> _Request_
Starting with the first line of the data below, copy each line up to and including the one containing "const laPorteO3Sparse = [[5.30, 5.45]];". Pictures stay out.

> _Source data_
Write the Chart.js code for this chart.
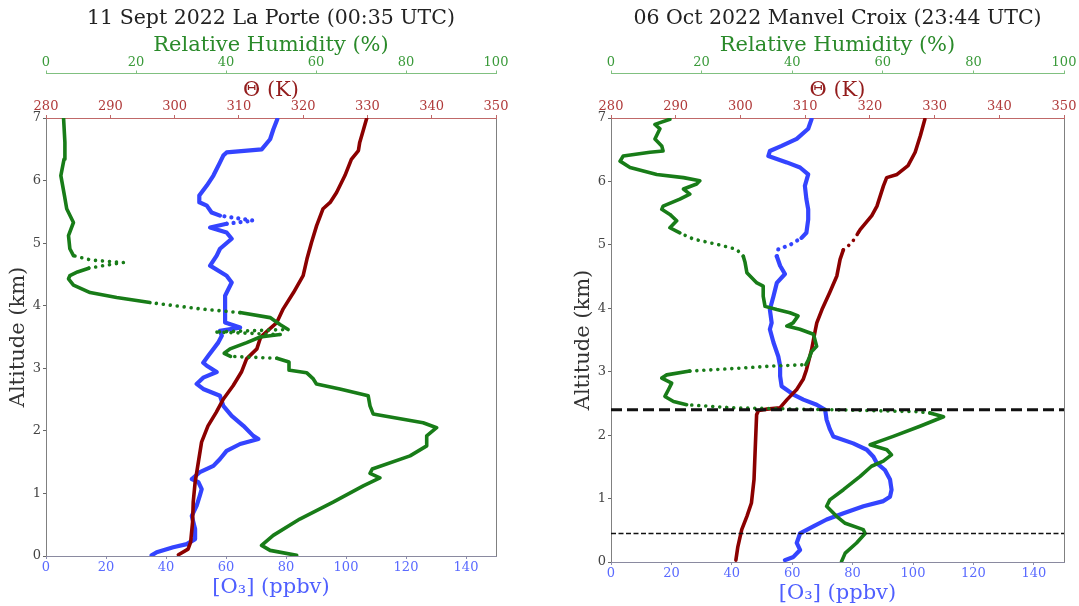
<!DOCTYPE html>
<html>
<head>
<meta charset="utf-8">
<script src="https://cdn.jsdelivr.net/npm/chart.js@4.4.0/dist/chart.umd.min.js"></script>
<style>
  html, body { margin: 0; padding: 0; background: #ffffff; }
  #wrap { position: relative; width: 1079px; height: 606px; overflow: hidden; background: #ffffff; }
  #wrap canvas { position: absolute; top: 0; }
</style>
</head>
<body>
<div id="wrap">
  <canvas id="laPorte" width="540" height="606" style="left:0px"></canvas>
  <canvas id="manvel" width="539" height="606" style="left:540px"></canvas>
</div>
<script>
// ---- Tick values and axis ranges ----
const altitudeTicks = [0, 1, 2, 3, 4, 5, 6, 7];
const o3Ticks = [0, 20, 40, 60, 80, 100, 120, 140];
const thetaTicks = [280, 290, 300, 310, 320, 330, 340, 350];
const rhTicks = [0, 20, 40, 60, 80, 100];
const altitudeRange = [0, 7];
const o3Range = [0, 150];
const thetaRange = [280, 350];
const rhRange = [0, 100];

// ---- 11 Sept 2022, La Porte sonde profile ----
const laPorteO3Alt = [0.01, 0.06, 0.14, 0.19, 0.27, 0.43, 0.64, 0.80, 0.97, 1.07, 1.18, 1.23, 1.34, 1.44, 1.55, 1.68, 1.79, 1.87, 1.92, 2.08, 2.24, 2.40, 2.56, 2.67, 2.75, 2.85, 2.94, 3.04, 3.09, 3.20, 3.31, 3.41, 3.52, 3.60, 3.65, 3.73, 3.95, 4.16, 4.37, 4.48, 4.64, 4.80, 4.91, 5.07, 5.17, 5.25, 5.31, 5.36, 5.44, 5.49, 5.60, 5.65, 5.76, 5.92, 6.08, 6.29, 6.40, 6.45, 6.50, 6.66, 6.82, 6.98];
const laPorteO3 = [35.2, 36.9, 42.4, 46.9, 49.7, 49.7, 48.6, 50.2, 51.3, 51.9, 50.8, 48.6, 51.3, 55.8, 58.0, 60.2, 64.7, 70.8, 69.1, 65.8, 61.9, 59.1, 58.0, 52.4, 50.2, 52.4, 56.9, 53.6, 52.4, 54.1, 55.8, 57.4, 58.6, 58.0, 64.7, 59.7, 59.7, 59.7, 61.9, 60.2, 54.7, 56.9, 58.0, 61.9, 60.2, 54.7, 60.2, 69.1, 58.0, 55.2, 53.6, 51.3, 51.1, 53.6, 55.8, 58.0, 59.1, 60.2, 71.9, 74.7, 75.8, 77.1];
const laPorteO3Sparse = [[5.30, 5.45]];

const laPorteThetaAlt = [0.02, 0.11, 0.22, 0.54, 0.86, 1.18, 1.50, 1.82, 2.08, 2.30, 2.51, 2.72, 2.94, 3.15, 3.31, 3.47, 3.52, 3.63, 3.73, 3.95, 4.21, 4.48, 4.75, 5.01, 5.28, 5.55, 5.65, 5.81, 6.08, 6.34, 6.48, 6.61, 6.82, 7.00];
const laPorteTheta = [300.6, 302.1, 302.5, 302.8, 302.9, 303.2, 303.7, 304.2, 305.2, 306.5, 307.6, 309.1, 310.4, 311.2, 312.8, 313.3, 313.6, 314.8, 315.9, 316.9, 318.5, 320.0, 320.6, 321.3, 322.1, 323.1, 324.2, 325.2, 326.5, 327.5, 328.6, 328.8, 329.4, 329.9];

const laPorteRhAlt = [0.01, 0.09, 0.17, 0.33, 0.59, 0.86, 1.12, 1.25, 1.32, 1.39, 1.60, 1.76, 1.92, 2.05, 2.13, 2.27, 2.40, 2.56, 2.67, 2.75, 2.83, 2.93, 2.97, 3.10, 3.16, 3.19, 3.24, 3.31, 3.41, 3.50, 3.54, 3.58, 3.62, 3.70, 3.81, 3.89, 3.95, 4.05, 4.13, 4.21, 4.33, 4.43, 4.48, 4.54, 4.60, 4.65, 4.69, 4.73, 4.80, 4.91, 5.12, 5.33, 5.55, 5.76, 6.08, 6.34, 6.61, 7.00];
const laPorteRh = [55.7, 49.8, 47.9, 50.5, 56.4, 63.8, 70.5, 74.2, 72.0, 72.5, 80.9, 84.6, 84.6, 86.8, 83.8, 72.7, 72.0, 71.6, 65.3, 60.1, 59.4, 57.9, 54.2, 54.0, 51.3, 41.0, 39.6, 40.9, 44.6, 47.6, 52.0, 37.5, 53.8, 52.0, 49.8, 43.1, 34.2, 23.1, 15.7, 9.8, 6.1, 5.0, 5.3, 7.0, 9.5, 13.5, 17.2, 10.0, 6.1, 5.3, 5.0, 6.1, 4.6, 4.1, 3.3, 4.0, 4.2, 3.9];
const laPorteRhSparse = [[4.59, 4.81], [3.88, 4.06], [3.53, 3.63], [3.15, 3.20]];

// ---- 06 Oct 2022, Manvel Croix sonde profile ----
const manvelO3Alt = [0.03, 0.08, 0.19, 0.30, 0.45, 0.56, 0.67, 0.77, 0.88, 0.96, 1.03, 1.14, 1.30, 1.45, 1.56, 1.66, 1.77, 1.87, 1.98, 2.09, 2.24, 2.40, 2.48, 2.56, 2.64, 2.77, 2.93, 3.09, 3.24, 3.46, 3.67, 3.77, 3.98, 4.19, 4.40, 4.54, 4.67, 4.82, 4.93, 5.00, 5.11, 5.19, 5.40, 5.56, 5.72, 5.93, 6.11, 6.22, 6.30, 6.40, 6.48, 6.56, 6.67, 6.83, 6.98];
const manvelO3 = [57.6, 60.4, 62.6, 61.5, 62.6, 67.0, 71.4, 77.0, 83.6, 90.2, 92.4, 92.9, 92.4, 90.7, 88.0, 86.9, 84.7, 80.2, 73.6, 72.5, 71.4, 70.9, 68.1, 63.7, 60.4, 56.5, 56.0, 56.0, 55.4, 53.8, 52.6, 53.2, 52.6, 53.8, 54.9, 57.6, 56.0, 54.9, 55.4, 59.3, 63.1, 64.7, 65.3, 65.3, 64.7, 64.2, 65.3, 62.6, 58.2, 52.1, 52.6, 56.5, 61.5, 65.3, 66.4];
const manvelO3Sparse = [[4.81, 5.12]];

const manvelThetaAlt = [0.03, 0.24, 0.51, 0.72, 0.93, 1.30, 1.82, 2.32, 2.39, 2.41, 2.43, 2.56, 2.72, 2.88, 3.03, 3.35, 3.51, 3.67, 3.77, 3.98, 4.25, 4.51, 4.77, 4.92, 5.03, 5.19, 5.24, 5.46, 5.61, 5.93, 6.06, 6.11, 6.25, 6.46, 6.72, 6.98];
const manvelTheta = [299.3, 299.6, 300.2, 301.0, 301.7, 302.1, 302.3, 302.5, 302.8, 304.1, 306.1, 307.2, 308.7, 309.7, 310.2, 311.0, 311.3, 311.6, 311.8, 312.6, 313.8, 314.9, 315.4, 315.9, 317.2, 318.2, 318.5, 320.3, 321.1, 322.1, 322.6, 324.2, 325.9, 327.0, 327.8, 328.5];
const manvelThetaSparse = [[4.91, 5.20]];

const manvelRhAlt = [0.01, 0.14, 0.30, 0.45, 0.51, 0.61, 0.72, 0.88, 0.98, 1.14, 1.35, 1.51, 1.59, 1.69, 1.77, 1.85, 1.98, 2.14, 2.29, 2.35, 2.37, 2.40, 2.43, 2.48, 2.53, 2.61, 2.72, 2.82, 2.90, 2.95, 3.01, 3.05, 3.09, 3.11, 3.19, 3.32, 3.40, 3.59, 3.67, 3.72, 3.77, 3.88, 3.93, 3.98, 4.03, 4.19, 4.35, 4.40, 4.56, 4.72, 4.82, 4.93, 5.01, 5.09, 5.19, 5.27, 5.38, 5.48, 5.56, 5.61, 5.72, 5.80, 5.88, 5.96, 6.01, 6.06, 6.11, 6.22, 6.32, 6.40, 6.46, 6.48, 6.56, 6.67, 6.83, 6.90, 6.98];
const manvelRh = [50.9, 51.7, 54.2, 56.1, 55.7, 51.7, 49.8, 47.6, 48.3, 51.3, 55.0, 57.5, 60.1, 61.9, 60.9, 57.2, 62.3, 68.2, 73.4, 70.4, 67.5, 49.1, 27.0, 16.7, 13.8, 11.9, 12.7, 13.4, 11.2, 12.3, 17.4, 27.0, 35.8, 43.0, 43.6, 44.3, 45.4, 44.7, 41.7, 38.8, 40.2, 41.3, 39.5, 36.6, 34.0, 33.6, 33.6, 32.2, 30.0, 29.6, 29.2, 27.7, 23.3, 18.2, 15.2, 13.0, 14.5, 13.0, 11.2, 11.5, 15.2, 17.4, 16.0, 18.9, 19.6, 16.0, 10.1, 4.2, 2.0, 2.7, 8.6, 11.5, 11.2, 9.7, 10.8, 9.7, 13.0];
const manvelRhSparse = [[4.75, 5.20], [3.00, 3.12], [2.34, 2.49]];

// Altitudes (km) of the two marked layer boundaries
const manvelLayerTops = [2.4, 0.45];

// ---- Styling ----
const SERIF = '"DejaVu Serif", "Liberation Serif", serif';
const O3_COLOR = '#3444ff';
const THETA_COLOR = '#8b0000';
const RH_COLOR = '#187c18';

function fixedTicks(values) {
  return scale => { scale.ticks = values.map(v => ({ value: v })); };
}

function profileDataset(label, alts, values, axisID, color, width, order, sparseBands) {
  const data = alts.map((a, i) => ({ x: values[i], y: a }));
  const inSparse = ctx => {
    const a = data[ctx.p0DataIndex].y;
    const b = data[ctx.p1DataIndex].y;
    return (sparseBands || []).some(([lo, hi]) => a >= lo && a <= hi && b >= lo && b <= hi);
  };
  return {
    label, data, xAxisID: axisID, yAxisID: 'y', showLine: true,
    borderColor: color, backgroundColor: color, borderWidth: width,
    pointRadius: 0, pointHoverRadius: 0, pointHitRadius: 0,
    borderJoinStyle: 'round', borderCapStyle: 'round', tension: 0, order,
    segment: { borderDash: ctx => (inSparse(ctx) ? [0.01, 7] : undefined) }
  };
}

function layerLine(alt, width, dash) {
  return {
    label: 'layer ' + alt, xAxisID: 'o3', yAxisID: 'y', showLine: true,
    data: [{ x: o3Range[0], y: alt }, { x: o3Range[1], y: alt }],
    borderColor: '#111111', borderWidth: width, borderDash: dash,
    borderCapStyle: 'butt', pointRadius: 0, pointHitRadius: 0, order: 0
  };
}

function buildPanel(canvasId, p) {
  return new Chart(document.getElementById(canvasId), {
    type: 'scatter',
    data: { datasets: p.datasets },
    options: {
      responsive: false, animation: false, devicePixelRatio: 1,
      layout: { padding: { left: 0, right: p.rightPad, top: 0, bottom: 0 } },
      plugins: {
        legend: { display: false },
        tooltip: { enabled: false },
        title: {
          display: true, text: p.title, fullSize: false, color: '#222222',
          font: { family: SERIF, size: 20.5, weight: 'normal', lineHeight: 1.2 },
          padding: { top: 6.4, bottom: 0 }
        }
      },
      scales: {
        y: {
          type: 'linear', position: 'left', min: altitudeRange[0], max: altitudeRange[1],
          afterBuildTicks: fixedTicks(altitudeTicks),
          afterFit: s => { s.width = p.yWidth; },
          ticks: { color: '#444444', font: { family: SERIF, size: 13 }, padding: 2 },
          grid: { drawOnChartArea: false, drawTicks: true, tickLength: 3, color: '#666666' },
          border: { color: '#808080', width: 1 },
          title: {
            display: true, text: 'Altitude (km)', color: '#333333',
            font: { family: SERIF, size: 21, lineHeight: 1.2 },
            padding: { top: p.yTitlePad, bottom: 0 }
          }
        },
        yEdge: {
          type: 'linear', axis: 'y', position: 'right', min: altitudeRange[0], max: altitudeRange[1],
          afterFit: s => { s.width = 0; },
          ticks: { display: false },
          grid: { display: false },
          border: { color: '#808080', width: 1 }
        },
        o3: {
          type: 'linear', axis: 'x', position: 'bottom', min: o3Range[0], max: o3Range[1],
          afterBuildTicks: fixedTicks(o3Ticks),
          afterFit: s => { s.height = p.bottomHeight; },
          ticks: { color: '#5a6aff', font: { family: SERIF, size: 13 }, padding: p.bottomTickPad, maxRotation: 0 },
          grid: { drawOnChartArea: false, drawTicks: true, tickLength: 3, color: '#8c8cb4' },
          border: { color: '#8a8aa0', width: 1 },
          title: {
            display: true, text: '[O\u2083] (ppbv)', color: '#4f5fff',
            font: { family: SERIF, size: 21, lineHeight: 1.2 },
            padding: { top: 0, bottom: p.bottomTitlePad }
          }
        },
        theta: {
          type: 'linear', axis: 'x', position: 'top', weight: 0, min: thetaRange[0], max: thetaRange[1],
          afterBuildTicks: fixedTicks(thetaTicks),
          afterFit: s => { s.height = 44.5; },
          ticks: { color: '#b03a3a', font: { family: SERIF, size: 13 }, padding: 0.7, maxRotation: 0 },
          grid: { drawOnChartArea: false, drawTicks: true, tickLength: 3, color: '#c06868' },
          border: { color: '#c06868', width: 1 },
          title: {
            display: true, text: '\u0398 (K)', color: '#931c1c',
            font: { family: SERIF, size: 21, lineHeight: 1.2 },
            padding: { top: 4.4, bottom: 0 }
          }
        },
        rh: {
          type: 'linear', axis: 'x', position: 'top', weight: 1, min: rhRange[0], max: rhRange[1],
          afterBuildTicks: fixedTicks(rhTicks),
          afterFit: s => { s.height = 42.5; },
          ticks: { color: '#3a9a3a', font: { family: SERIF, size: 13 }, padding: 0.2, maxRotation: 0 },
          grid: { drawOnChartArea: false, drawTicks: true, tickLength: 3, color: '#80c080' },
          border: { color: '#80c080', width: 1 },
          title: {
            display: true, text: 'Relative Humidity (%)', color: '#2a8a2a',
            font: { family: SERIF, size: 21, lineHeight: 1.2 },
            padding: { top: 1.9, bottom: 0 }
          }
        }
      }
    }
  });
}

buildPanel('laPorte', {
  title: '11 Sept 2022 La Porte (00:35 UTC)',
  rightPad: 44, yWidth: 46, yTitlePad: 5.7,
  bottomHeight: 50, bottomTickPad: 1.2, bottomTitlePad: 5.4,
  datasets: [
    profileDataset('[O3]', laPorteO3Alt, laPorteO3, 'o3', O3_COLOR, 4.2, 3, laPorteO3Sparse),
    profileDataset('Theta', laPorteThetaAlt, laPorteTheta, 'theta', THETA_COLOR, 3.6, 2, []),
    profileDataset('RH', laPorteRhAlt, laPorteRh, 'rh', RH_COLOR, 3.6, 1, laPorteRhSparse)
  ]
});

buildPanel('manvel', {
  title: '06 Oct 2022 Manvel Croix (23:44 UTC)',
  rightPad: 15, yWidth: 71, yTitlePad: 31.4,
  bottomHeight: 44, bottomTickPad: 0.5, bottomTitlePad: 0,
  datasets: [
    profileDataset('[O3]', manvelO3Alt, manvelO3, 'o3', O3_COLOR, 4.2, 3, manvelO3Sparse),
    profileDataset('Theta', manvelThetaAlt, manvelTheta, 'theta', THETA_COLOR, 3.6, 2, manvelThetaSparse),
    profileDataset('RH', manvelRhAlt, manvelRh, 'rh', RH_COLOR, 3.6, 1, manvelRhSparse),
    layerLine(manvelLayerTops[0], 3, [11, 5]),
    layerLine(manvelLayerTops[1], 1.5, [5, 2.5])
  ]
});
</script>
</body>
</html>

> _Solution for this task_
Write the Chart.js code for this chart.
<!DOCTYPE html>
<html>
<head>
<meta charset="utf-8">
<script src="https://cdn.jsdelivr.net/npm/chart.js@4.4.0/dist/chart.umd.min.js"></script>
<style>
  html, body { margin: 0; padding: 0; background: #ffffff; }
  #wrap { position: relative; width: 1079px; height: 606px; overflow: hidden; background: #ffffff; }
  #wrap canvas { position: absolute; top: 0; }
</style>
</head>
<body>
<div id="wrap">
  <canvas id="laPorte" width="540" height="606" style="left:0px"></canvas>
  <canvas id="manvel" width="539" height="606" style="left:540px"></canvas>
</div>
<script>
// ---- Tick values and axis ranges ----
const altitudeTicks = [0, 1, 2, 3, 4, 5, 6, 7];
const o3Ticks = [0, 20, 40, 60, 80, 100, 120, 140];
const thetaTicks = [280, 290, 300, 310, 320, 330, 340, 350];
const rhTicks = [0, 20, 40, 60, 80, 100];
const altitudeRange = [0, 7];
const o3Range = [0, 150];
const thetaRange = [280, 350];
const rhRange = [0, 100];

// ---- 11 Sept 2022, La Porte sonde profile ----
const laPorteO3Alt = [0.01, 0.06, 0.14, 0.19, 0.27, 0.43, 0.64, 0.80, 0.97, 1.07, 1.18, 1.23, 1.34, 1.44, 1.55, 1.68, 1.79, 1.87, 1.92, 2.08, 2.24, 2.40, 2.56, 2.67, 2.75, 2.85, 2.94, 3.04, 3.09, 3.20, 3.31, 3.41, 3.52, 3.60, 3.65, 3.73, 3.95, 4.16, 4.37, 4.48, 4.64, 4.80, 4.91, 5.07, 5.17, 5.25, 5.31, 5.36, 5.44, 5.49, 5.60, 5.65, 5.76, 5.92, 6.08, 6.29, 6.40, 6.45, 6.50, 6.66, 6.82, 6.98];
const laPorteO3 = [35.2, 36.9, 42.4, 46.9, 49.7, 49.7, 48.6, 50.2, 51.3, 51.9, 50.8, 48.6, 51.3, 55.8, 58.0, 60.2, 64.7, 70.8, 69.1, 65.8, 61.9, 59.1, 58.0, 52.4, 50.2, 52.4, 56.9, 53.6, 52.4, 54.1, 55.8, 57.4, 58.6, 58.0, 64.7, 59.7, 59.7, 59.7, 61.9, 60.2, 54.7, 56.9, 58.0, 61.9, 60.2, 54.7, 60.2, 69.1, 58.0, 55.2, 53.6, 51.3, 51.1, 53.6, 55.8, 58.0, 59.1, 60.2, 71.9, 74.7, 75.8, 77.1];
const laPorteO3Sparse = [[5.30, 5.45]];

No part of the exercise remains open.